There are reasons/possible reasons given, plus an entire subplot related to a woman she meets back in the 18th century who also turns out to have gone back through the stones, but for a very different reason. She did it deliberately, trying to change the outcome of the Highlander uprisings. It's chalked up to the magical power of the stones, but beyond that, the books don't get very technical or scientific. :)
 
There are reasons/possible reasons given, plus an entire subplot related to a woman she meets back in the 18th century who also turns out to have gone back through the stones, but for a very different reason. She did it deliberately, trying to change the outcome of the Highlander uprisings. It's chalked up to the magical power of the stones, but beyond that, the books don't get very technical or scientific. :)

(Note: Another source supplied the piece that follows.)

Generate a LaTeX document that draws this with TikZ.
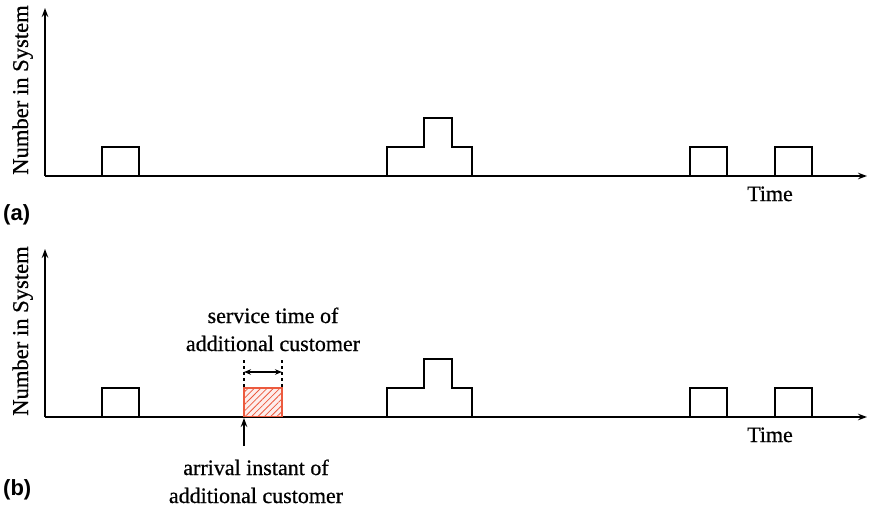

Thank you. for this information, @Carol Rose much appreciated.
 
She wanted these islands to return to Catholicism, then, even after Guy Fawkes and all that :) For the true story

of the Scottish uprisings, John Prebble and

Culloden

Glencoe

After this tragedy, came the horror of the clearances. My stepfather's family got cleared way back, in Sutherland.

'Charlie Is My Darling' and the 'Skye Boat Song' are more famous songs. This one, 'Jacobites,' put the point of view against the Jacobite uprising.

'Hunt a parents life with bloody war'

So much (bloody) water under the bridge by that point.